Power users built complex setups around this:

macOS + Windows + Linux through rEFInd
separate APFS, HFS+, NTFS, and ext filesystems
external GPU experiments
Windows gaming on Mac hardware
Linux development environments
recovery and forensic workflows

The T2 chip introduced the first serious cracks: secure boot levels, external boot restrictions, and DFU restore paths.

Apple Silicon ended the old story.

No UEFI. No Boot Camp. No alternative kernels in the old user-controlled sense. Only virtualization inside Apple’s rules.

A Mac stopped being a universal computer and became a single-platform appliance.

APFS and the Sealed World

APFS changed more than performance.

It changed the relationship between the user, the system, and storage.

With APFS, we got:

containers instead of traditional partitions
snapshots as part of daily operation
split system and data volumes
immutable system volume behavior
cryptographic sealing of system files

Some of this is technically impressive. Some of it is useful. Some of it makes recovery and updates safer.

But the consequences are real:

traditional cloning tools broke or became unreliable
backups must understand snapshots
system repair often requires Apple-approved images
even root cannot simply modify /System
the old mental model of “my disk, my files, my OS” no longer applies

What looked like a filesystem upgrade also became a governance mechanism.

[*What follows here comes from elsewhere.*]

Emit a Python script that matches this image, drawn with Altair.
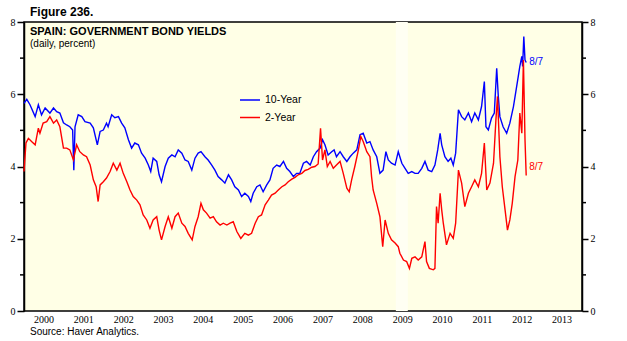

Conclusion: From Workstation to Appliance

macOS did not collapse.

It was gradually redefined.

NeXTSTEP assumed curiosity.

Early Mac OS X assumed competence. Modern macOS assumes compliance.

That is the real transformation.

The machine no longer fully belongs to the person in front of it. It belongs to the supply chain behind it: firmware, signing keys, entitlements, sealed volumes, policy engines, cloud services, and Apple-controlled restore paths.

I am not saying modern macOS is useless. It is polished, fast on Apple Silicon, secure by default, and excellent for many ordinary users.

But something important was lost. The old Mac felt like a beautiful UNIX workstation that happened to be friendly.

The modern Mac increasingly feels like an appliance that happens to expose a UNIX shell.

And I highly doubt Steve Jobs would have approved of that direction.